* Exercise instructions
Starting at the top of the listing, extract every line up to and including the one with "-- (crlist.south east)". Pictures stay out of the copy.

* Data provided

● ● ●

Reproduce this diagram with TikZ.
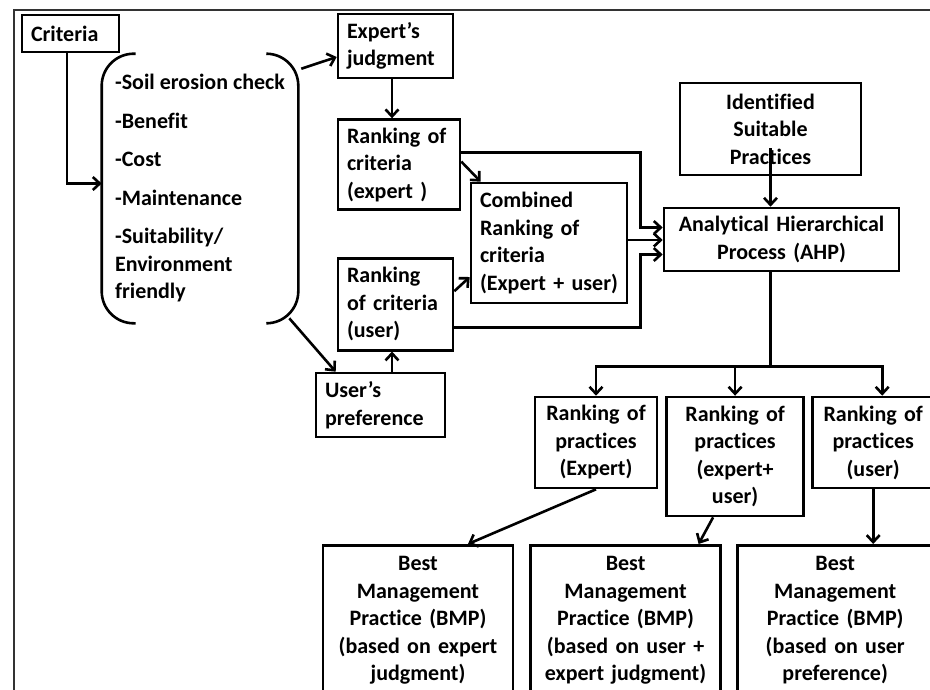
\documentclass[tikz,border=0pt]{standalone}
\usepackage{fontspec}
\setmainfont{Carlito}[Ligatures=NoCommon]
\usetikzlibrary{positioning,arrows.meta}

\begin{document}
\begin{tikzpicture}[
    x=1pt, y=-1pt,
    >={Straight Barb[length=7pt,width=13pt]},
    line width=2.6pt,
    txt/.style={font=\bfseries\fontsize{22}{27.5}\selectfont},
    box/.style={
        draw,
        txt,
        align=left,
        inner xsep=9pt,
        inner ysep=0pt
    },
    cbox/.style={box, align=center},
    bracket/.style={rounded corners=32pt}
]
    \useasboundingbox (0,0) rectangle (930,689);
    \clip (0,0) rectangle (930,689);

    % Outer frame (cut at right and bottom)
    \draw[line width=1.8pt, black!80] (14,700) -- (14,10) -- (940,10);

    % Criteria and the list in brackets
    \node[box, text width=79pt, minimum height=37pt] (crit) at (70.5,33.5) {Criteria};
    \node[txt, align=left, minimum width=194pt, minimum height=267pt] (crlist) at (200,188.5)
        {-Soil erosion check\\[11pt]-Benefit\\[11pt]-Cost\\[11pt]-Maintenance\\[11pt]-Suitability/\\Environment\\friendly};
    \draw[bracket] ([xshift=34pt]crlist.north west) -- (crlist.north west)
        -- (crlist.south west) -- ([xshift=34pt]crlist.south west);
    \draw[bracket] ([xshift=-32pt]crlist.north east) -- (crlist.north east)
        -- (crlist.south east) -- ([xshift=-32pt]crlist.south east);

    % Expert side and user side
    \node[box, text width=97pt, minimum height=64pt] (expj) at (395.5,46) {Expert’s\\judgment};
    \node[box, text width=104pt, minimum height=90pt, below=39pt of expj.south west, anchor=north west] (rce)
        {Ranking of\\criteria\\(expert )};
    \node[box, text width=97pt, minimum height=92pt, below=46pt of rce.south west, anchor=north west] (rcu)
        {Ranking\\of criteria\\(user)};
    \node[box, text width=111pt, minimum height=64pt] (upref) at (380.5,405) {User’s\\preference};
    \node[box, text width=138pt, minimum height=120pt] (comb) at (549,243)
        {Combined\\Ranking of\\criteria\\(Expert + user)};

    % AHP and practices
    \node[cbox, text width=163pt, minimum height=92pt] (idsp) at (770.5,129) {Identified\\Suitable\\Practices};
    \node[cbox, text width=217pt, minimum height=63pt] (ahp) at (781.5,239.5)
        {Analytical Hierarchical\\Process (AHP)};

    % Ranking of practices
    \node[cbox, text width=104pt, minimum height=91pt] (rpe) at (596,442.5) {Ranking of\\practices\\(Expert)};
    \node[cbox, text width=119pt, minimum height=119pt, right=7pt of rpe.north east, anchor=north west] (rpeu)
        {Ranking of\\practices\\(expert+\\user)};
    \node[cbox, text width=104pt, minimum height=91pt, right=6pt of rpeu.north east, anchor=north west] (rpu)
        {Ranking of\\practices\\(user)};

    % Best management practices
    \node[cbox, text width=172pt, minimum height=150pt, anchor=north] (bmp1) at (418,544)
        {Best\\Management\\Practice (BMP)\\(based on expert\\judgment)};
    \node[cbox, text width=172pt, minimum height=150pt, right=15pt of bmp1.north east, anchor=north west] (bmp2)
        {Best\\Management\\Practice (BMP)\\(based on user +\\expert judgment)};
    \node[cbox, text width=178pt, minimum height=150pt, right=14pt of bmp2.north east, anchor=north west] (bmp3)
        {Best\\Management\\Practice (BMP)\\(based on user\\preference)};

    % Arrows around the criteria
    \draw[->] ([xshift=-3.5pt]crit.south) |- ([yshift=5pt]crlist.west);
    \draw[->] ([shift={(3pt,-15pt)}]crlist.north east) -- ([yshift=-11pt]expj.west);
    \draw[->] ([shift={(-9pt,5pt)}]crlist.south east) -- ([xshift=21pt]upref.north west);
    \draw[->] ([xshift=-3.5pt]expj.south) -- ([xshift=-3.5pt]expj.south |- rce.north);
    \draw[->] ([xshift=11.5pt]upref.north) -- ([xshift=11.5pt]upref.north |- rcu.south);

    % Into the combined ranking and the AHP
    \draw[->] ([yshift=3pt]rce.east) -- ([xshift=11pt]comb.north west);
    \draw[->] ([yshift=13pt]rcu.east) -- ([yshift=-34pt]comb.west);
    \draw[->] ([yshift=12pt]rce.east) -| ([shift={(-22pt,12pt)}]ahp.west) -- ([yshift=12pt]ahp.west);
    \draw[->] ([yshift=3pt]comb.east) -- ([yshift=3pt]comb.east -| ahp.west);
    \draw[->] ([yshift=-23pt]rcu.east) -| ([shift={(-22pt,-15pt)}]ahp.west) -- ([yshift=-15pt]ahp.west);
    \draw[->] ([yshift=28pt]idsp.south) -- (idsp.south |- ahp.north);

    % AHP to the three rankings
    \coordinate (split) at ([yshift=-94pt]ahp.south -| idsp.south);
    \draw (ahp.south -| idsp.south) -- (split);
    \draw[->] (split) -| (rpe.north);
    \draw[->] (split) -| (rpeu.north);
    \draw[->] (split) -| ([xshift=9pt]rpu.north);

    % Rankings to BMP
    \draw[->] (rpe.south) -- ([xshift=50pt]bmp1.north);
    \draw[->] ([xshift=-22pt]rpeu.south) -- ([xshift=73pt]bmp2.north);
    \draw[->] (rpu.south) -- (rpu.south |- bmp3.north);
\end{tikzpicture}
\end{document}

● ● ●

* Reply to the task
Reproduce this diagram with TikZ.
\documentclass[tikz,border=0pt]{standalone}
\usepackage{fontspec}
\setmainfont{Carlito}[Ligatures=NoCommon]
\usetikzlibrary{positioning,arrows.meta}

\begin{document}
\begin{tikzpicture}[
    x=1pt, y=-1pt,
    >={Straight Barb[length=7pt,width=13pt]},
    line width=2.6pt,
    txt/.style={font=\bfseries\fontsize{22}{27.5}\selectfont},
    box/.style={
        draw,
        txt,
        align=left,
        inner xsep=9pt,
        inner ysep=0pt
    },
    cbox/.style={box, align=center},
    bracket/.style={rounded corners=32pt}
]
    \useasboundingbox (0,0) rectangle (930,689);
    \clip (0,0) rectangle (930,689);

    % Outer frame (cut at right and bottom)
    \draw[line width=1.8pt, black!80] (14,700) -- (14,10) -- (940,10);

    % Criteria and the list in brackets
    \node[box, text width=79pt, minimum height=37pt] (crit) at (70.5,33.5) {Criteria};
    \node[txt, align=left, minimum width=194pt, minimum height=267pt] (crlist) at (200,188.5)
        {-Soil erosion check\\[11pt]-Benefit\\[11pt]-Cost\\[11pt]-Maintenance\\[11pt]-Suitability/\\Environment\\friendly};
    \draw[bracket] ([xshift=34pt]crlist.north west) -- (crlist.north west)
        -- (crlist.south west) -- ([xshift=34pt]crlist.south west);
    \draw[bracket] ([xshift=-32pt]crlist.north east) -- (crlist.north east)
        -- (crlist.south east) -- ([xshift=-32pt]crlist.south east);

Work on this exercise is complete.